Over the last century, the people of developed nations have collectively taken most of the steps down the path to this situation. Individual farmers opted for successive waves of new technology, happily "trading in their horses for a tractor", increasing their debt and their production capacity. This in turn required larger, more distant markets, and heavier and more complex financing. The public willingly purchased increasingly commodified, processed, shipped and relatively inexpensive food. And so forth.

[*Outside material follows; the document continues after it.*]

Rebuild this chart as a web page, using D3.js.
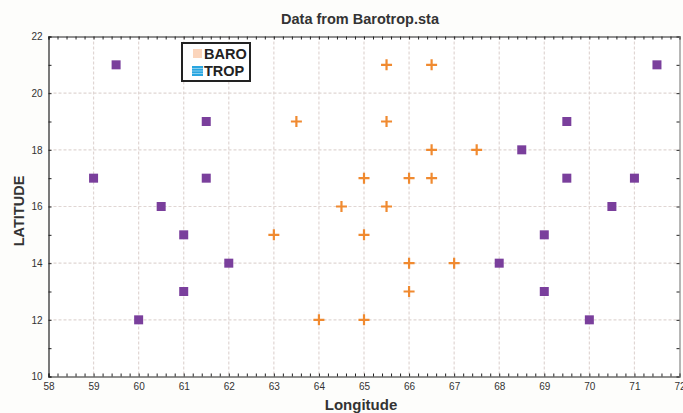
<!DOCTYPE html>
<html><head><meta charset="utf-8">
<script src="https://cdn.jsdelivr.net/npm/d3@7"></script>
<style>body{margin:0;background:#fdfdfb;} svg{display:block;}</style>
</head><body>
<svg id="c" width="683" height="413"></svg>
<script>
const baroLon = [63, 63.5, 64, 64.5, 65, 65, 65, 65.5, 65.5, 65.5, 66, 66, 66, 66.5, 66.5, 66.5, 67, 67.5];
const baroLat = [15, 19, 12, 16, 17, 15, 12, 21, 19, 16, 17, 14, 13, 21, 18, 17, 14, 18];
const tropLon = [59, 59.5, 60, 60.5, 61, 61, 61.5, 61.5, 62, 68, 68.5, 69, 69, 69.5, 69.5, 70, 70.5, 71, 71.5];
const tropLat = [17, 21, 12, 16, 15, 13, 19, 17, 14, 14, 18, 15, 13, 19, 17, 12, 16, 17, 21];
const xTicks = [58,59,60,61,62,63,64,65,66,67,68,69,70,71,72];
const yTicks = [10,12,14,16,18,20,22];
const legendNames = ["BARO","TROP"];

const svg = d3.select("#c");
const L = 48.5, R = 679.5, T = 36.5, B = 376.5;
const x = d3.scaleLinear().domain([58,72]).range([L,R]);
const y = d3.scaleLinear().domain([10,22]).range([B,T]);
const font = "Liberation Sans, Arial, sans-serif";

svg.append("rect").attr("width",683).attr("height",413).attr("fill","#fdfdfb");
svg.append("rect").attr("x",L).attr("y",T).attr("width",R-L).attr("height",B-T).attr("fill","#ffffff");

// grid
const g = svg.append("g");
g.selectAll(".vx").data(xTicks.slice(1,-1)).join("line")
  .attr("x1",d=>x(d)).attr("x2",d=>x(d)).attr("y1",T).attr("y2",B)
  .attr("stroke","#e0d6d3").attr("stroke-width",1.2).attr("stroke-dasharray","3,2");
g.selectAll(".hy").data(yTicks.slice(1,-1)).join("line")
  .attr("x1",L).attr("x2",R).attr("y1",d=>y(d)).attr("y2",d=>y(d))
  .attr("stroke","#e0d6d3").attr("stroke-width",1.2).attr("stroke-dasharray","3,2");

// axes (ticks inward)
const xMinor = d3.range(58,72.001,0.2);
const yMinor = d3.range(10,22.001,1);
const axB = d3.axisBottom(x).tickValues(xMinor).tickSize(-3).tickFormat("");
const axT = d3.axisTop(x).tickValues(xMinor).tickSize(-3).tickFormat("");
const axL = d3.axisLeft(y).tickValues(yMinor).tickSize(-3).tickFormat("");
const axR = d3.axisRight(y).tickValues(yMinor).tickSize(-3).tickFormat("");
function style(sel){ sel.selectAll("path,line").attr("stroke","#222"); sel.select(".domain").attr("stroke-width",1.2); }
svg.append("g").attr("transform",`translate(0,${B})`).call(axB).call(style);
svg.append("g").attr("transform",`translate(0,${T})`).call(axT).call(style);
svg.append("g").attr("transform",`translate(${L},0)`).call(axL).call(style);
svg.append("g").attr("transform",`translate(${R},0)`).call(axR).call(style)
  .select(".domain").attr("stroke","#888");
// tick labels
const axBL = d3.axisBottom(x).tickValues(xTicks).tickSize(0).tickPadding(6);
svg.append("g").attr("transform",`translate(0,${B})`).call(axBL)
  .call(s=>{s.select(".domain").remove(); s.selectAll("text").attr("font-family",font).attr("font-size",10).attr("fill","#333");});
const axLL = d3.axisLeft(y).tickValues(yTicks).tickSize(0).tickPadding(6);
svg.append("g").attr("transform",`translate(${L},0)`).call(axLL)
  .call(s=>{s.select(".domain").remove(); s.selectAll("text").attr("font-family",font).attr("font-size",10).attr("fill","#333");});

// markers
const baro = baroLon.map((v,i)=>({x:v,y:baroLat[i]}));
const trop = tropLon.map((v,i)=>({x:v,y:tropLat[i]}));
svg.append("g").selectAll("rect").data(trop).join("rect")
  .attr("x",d=>x(d.x)-4.5).attr("y",d=>y(d.y)-4.5).attr("width",9).attr("height",9)
  .attr("fill","#7a3f9c");
svg.append("g").selectAll("path").data(baro).join("path")
  .attr("d",d=>`M${x(d.x)-5.5},${y(d.y)}h11M${x(d.x)},${y(d.y)-5.5}v11`)
  .attr("stroke","#f08a30").attr("stroke-width",2.2).attr("fill","none");

// title & labels
svg.append("text").attr("x",360).attr("y",24).attr("text-anchor","middle")
  .attr("font-family",font).attr("font-weight","bold").attr("font-size",14.5).attr("fill","#333")
  .text("Data from Barotrop.sta");
svg.append("text").attr("x",361).attr("y",410).attr("text-anchor","middle")
  .attr("font-family",font).attr("font-weight","bold").attr("font-size",15).attr("fill","#333")
  .text("Longitude");
svg.append("text").attr("transform","translate(24,211) rotate(-90)").attr("text-anchor","middle")
  .attr("font-family",font).attr("font-weight","bold").attr("font-size",14.5).attr("fill","#333")
  .text("LATITUDE");

// legend
const lg = svg.append("g");
lg.append("rect").attr("x",182).attr("y",43).attr("width",68).attr("height",38)
  .attr("fill","#fff").attr("stroke","#222").attr("stroke-width",2);
lg.append("rect").attr("x",193).attr("y",49).attr("width",9).attr("height",9).attr("fill","#fbd5bc");
lg.append("rect").attr("x",192).attr("y",66).attr("width",11).attr("height",10).attr("fill","#2aa6e0");
[68.5,71,73.5].forEach(yy=>lg.append("line").attr("x1",192).attr("x2",203).attr("y1",yy).attr("y2",yy).attr("stroke","#9fd8f2").attr("stroke-width",0.8));
lg.selectAll("text").data(legendNames).join("text")
  .attr("x",204).attr("y",(d,i)=>59+i*17)
  .attr("font-family",font).attr("font-weight","bold").attr("font-size",14.5).attr("fill","#222")
  .text(d=>d);
</script>
</body></html>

It is arguable whether any sort of "idyllic" life existed for most of the millions of family farms that have disappeared in recent decades. At the beginning of 20th century, one farmer in North America was producing on average food for only two to three people, in other words, enough to feed his family. The farming life was hard. Currently, that ratio is somewhere around 1:100 (estimates range from 1:70 to 1:130). A likely conclusion is that for a time in the middle decades of the last century, a large number of farms achieved a temporarily comfortable position by capitalizing on rapidly emerging new technologies, markets, and growth-oriented philosophies. As growth and "production efficiency" kept increasing, this position began to reverse noticeably, at least by the 1970s. In the current situation, for the independent "family farmer" to regain any sort of practical economic independence, it would seem necessary that the entire food industry be restructured. Furthermore, given the extreme number of defunct family farms, it is not so much a matter of saving or preserving the family farm (whatever it was, it is effectively already gone), but of using the remaining knowledge, expertise and farms as the framework for the "new family farm".